Any one who can help me with that how squared error as cost function does not work well with gradient descent in sigmoid function or logistic regression but the cross entropy does work well.
thanks
refernce: week 2 lecture title logistic regression cost function
Hi, @muneer321, welcome to the community!
While the squared error cost function works well for linear regression, it poses problems when used with the sigmoid function in logistic regression. In logistic regression and neural networks, using the squared error as the cost function with a sigmoid activation function often leads to significant optimization problems because the cost function becomes non-convex. This means that the surface of the loss function has multiple local minima, making it difficult for gradient descent to find the global optimum. As a result, gradient descent can be slow in flat regions, which slows down learning and can lead to slow convergence. It can also get stuck in local minima, resulting in suboptimal solutions. Since squared error doesn’t enforce a clear global minimum, optimization becomes unreliable.
On the other hand, when cross-entropy is used with the sigmoid function in binary classification tasks such as logistic regression, it creates a convex loss surface. Thus, there is only one global minimum, which makes it easier for gradient descent to converge efficiently. In addition, logistic regression outputs probabilities between 0 and 1, and the cross-entropy loss directly models the distance between the predicted probability (sigmoid output) and the true label (either 0 or 1). It is a more natural fit because it penalizes misclassifications more effectively than squared error.

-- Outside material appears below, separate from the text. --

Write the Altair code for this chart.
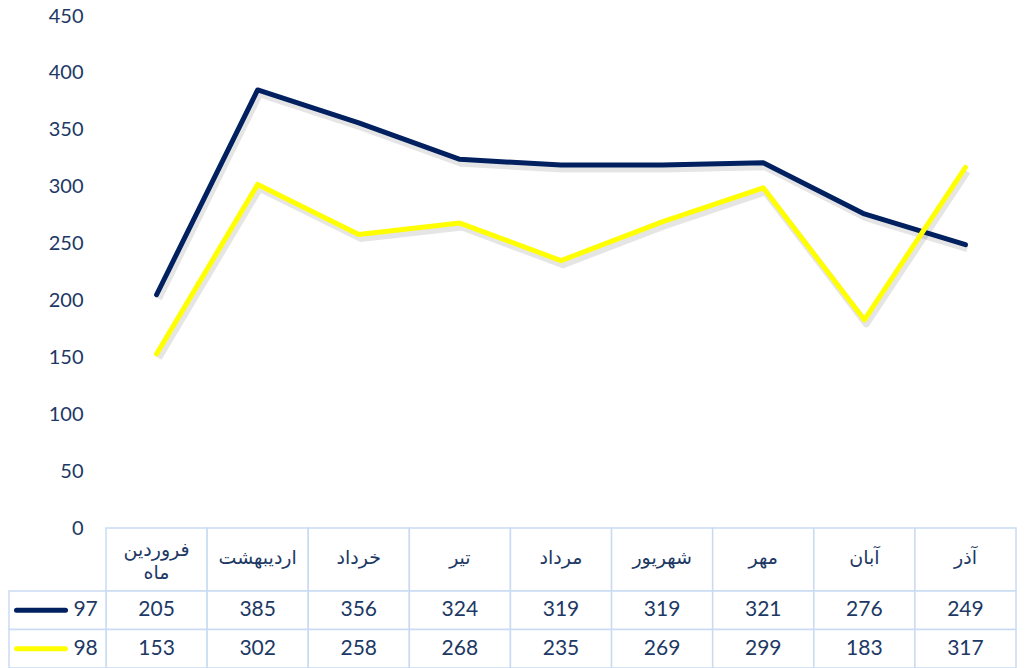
import altair as alt
import pandas as pd

# ---- data ----
months = ["فروردین ماه", "اردیبهشت", "خرداد", "تیر", "مرداد", "شهریور", "مهر", "آبان", "آذر"]
years = ["97", "98"]
values_97 = [205, 385, 356, 324, 319, 319, 321, 276, 249]
values_98 = [153, 302, 258, 268, 235, 269, 299, 183, 317]
y_ticks = [0, 50, 100, 150, 200, 250, 300, 350, 400, 450]

NAVY = "#002060"
YELLOW = "#FFFF00"
TEXT = "#203864"
GRID = "#c9dbf2"
NUM_FONT = "Lato"
FA_FONT = "DejaVu Sans"

rows = []
for yr, vals in zip(years, [values_97, values_98]):
    for i, (m, v) in enumerate(zip(months, vals)):
        rows.append({"month": m, "year": yr, "value": v, "idx": i})
df = pd.DataFrame(rows)
key_df = pd.DataFrame({"year": years, "col": ["key"] * len(years)})
hdr_df = pd.DataFrame({"month": months})

W = 1007
KEY_W = 97

month_band = alt.Scale(type="band", domain=months, range=[KEY_W, W], paddingInner=0, paddingOuter=0)
month_point = alt.Scale(type="point", domain=months, range=[KEY_W, W], padding=0.5)
key_band = alt.Scale(type="band", domain=["key"], range=[0, KEY_W], paddingInner=0, paddingOuter=0)
row_band = alt.Scale(type="band", domain=years, paddingInner=0, paddingOuter=0)
color_scale = alt.Scale(domain=years, range=[NAVY, YELLOW])

# ---- line chart ----
y_enc = alt.Y(
    "value:Q",
    scale=alt.Scale(domain=[0, 450], nice=False),
    axis=alt.Axis(values=y_ticks, domain=False, ticks=False, grid=False, title=None,
                  labelFontSize=20, labelColor=TEXT, labelFont=NUM_FONT,
                  offset=-74, labelPadding=0),
)
x_line = alt.X("month:N", scale=month_point, axis=None)

shadow = alt.Chart(df).mark_line(
    strokeWidth=7, color="#000000", opacity=0.1, xOffset=2, yOffset=4, strokeJoin="round"
).encode(x=x_line, y=y_enc, detail="year:N", order="idx:Q")

lines = alt.Chart(df).mark_line(strokeWidth=5, strokeJoin="round", strokeCap="round").encode(
    x=x_line, y=y_enc, order="idx:Q",
    color=alt.Color("year:N", scale=color_scale, legend=None),
)

top = alt.layer(shadow, lines).properties(width=W, height=512)

# ---- table header ----
hdr_rect = alt.Chart(hdr_df).mark_rect(fill="white", stroke=GRID, strokeWidth=1.5).encode(
    x=alt.X("month:N", scale=month_band, axis=None)
)
hdr_x = alt.X("month:N", scale=month_band, axis=None, bandPosition=0.5)
hdr_text_single = alt.Chart(hdr_df).transform_filter(
    "indexof(datum.month, ' ') < 0"
).mark_text(font=FA_FONT, fontSize=19, color=TEXT, baseline="middle", dy=-2).encode(
    x=hdr_x, text="month:N"
)
hdr_text_multi = alt.Chart(hdr_df).transform_filter(
    "indexof(datum.month, ' ') >= 0"
).mark_text(
    font=FA_FONT, fontSize=19, color=TEXT, lineBreak=" ", lineHeight=23, baseline="middle", dy=-10
).encode(x=hdr_x, text="month:N")
header = alt.layer(hdr_rect, hdr_text_single, hdr_text_multi).properties(width=W, height=63)

# ---- table body ----
y_row = alt.Y("year:N", scale=row_band, axis=None)
y_row_mid = alt.Y("year:N", scale=row_band, axis=None, bandPosition=0.5)

cells = alt.Chart(df).mark_rect(fill="white", stroke=GRID, strokeWidth=1.5).encode(
    x=alt.X("month:N", scale=month_band, axis=None), y=y_row
)
vals = alt.Chart(df).mark_text(font=NUM_FONT, fontSize=21, color=TEXT, baseline="middle").encode(
    x=alt.X("month:N", scale=month_band, axis=None, bandPosition=0.5), y=y_row_mid, text="value:Q"
)
key_cells = alt.Chart(key_df).mark_rect(fill="white", stroke=GRID, strokeWidth=1.5).encode(
    x=alt.X("col:N", scale=key_band, axis=None), y=y_row
)
key_sym = alt.Chart(key_df).mark_point(
    shape="stroke", size=2401, strokeWidth=5, strokeCap="round", filled=False, opacity=1
).encode(
    x=alt.X("col:N", scale=key_band, axis=None, bandPosition=0.33),
    y=y_row_mid,
    color=alt.Color("year:N", scale=color_scale, legend=None),
)
key_lbl = alt.Chart(key_df).mark_text(
    font=NUM_FONT, fontSize=21, color=TEXT, align="right", baseline="middle"
).encode(
    x=alt.X("col:N", scale=key_band, axis=None, bandPosition=0.915),
    y=y_row_mid,
    text="year:N",
)
table = alt.layer(cells, vals, key_cells, key_sym, key_lbl).resolve_scale(x="independent").properties(
    width=W, height=77
)

chart = alt.vconcat(top, header, table, spacing=0, bounds="flush").properties(
    padding={"left": 6, "top": 6, "right": 0, "bottom": 0},
    background="white",
).configure_view(stroke=None)

chart.save("out.html", embed_options={"renderer": "svg", "actions": False})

As explained in the lesson,
- When the true label is y = 1 , cross-entropy encourages the prediction \hat{y} to be as close to 1 as possible by minimizing -\log(\hat{y}) .
- When y = 0 , it encourages \hat{y} to be as close to 0 as possible by minimizing -\log(1 - \hat{y}) .
This structured gradient response gives cross-entropy an advantage. The cross-entropy loss increases rapidly as predictions deviate from the true label, providing strong gradient signals and allowing for faster learning and error correction. The squared error, by contrast, when the model predicts probabilities close to 0 or 1 (i.e., the neuron is saturated), the cost function’s gradient becomes very small. This makes it hard for the model to correct its mistakes, slowing down learning.
I hope this helps!
The cost functions are different because the goals are different.
- Linear regression tries to make a model that fits the examples.
- Logistic regression tries to create a boundary between the “true” and “false” examples.
Here’s another thread from a while ago which discusses this and also shows a graph of what the loss surface looks like if you use MSE for logistic regression. Sometimes a picture gets the message across better than words. It would be worth reading the earlier replies on that thread as well.
it helped however i did not understood how it works mathematically i mean when differentiating squared error which include the sigmoid function in y^ how the cost function leads to non convex function
Mathematically, a function is convex if its 2nd partial derivative is always positive or zero.
Certainly! The squared error cost function combined with the sigmoid activation in logistic regression results in a non-convex cost function because the second derivative (Hessian) is not always positive semidefinite, it can take negative values depending on the input data and parameters.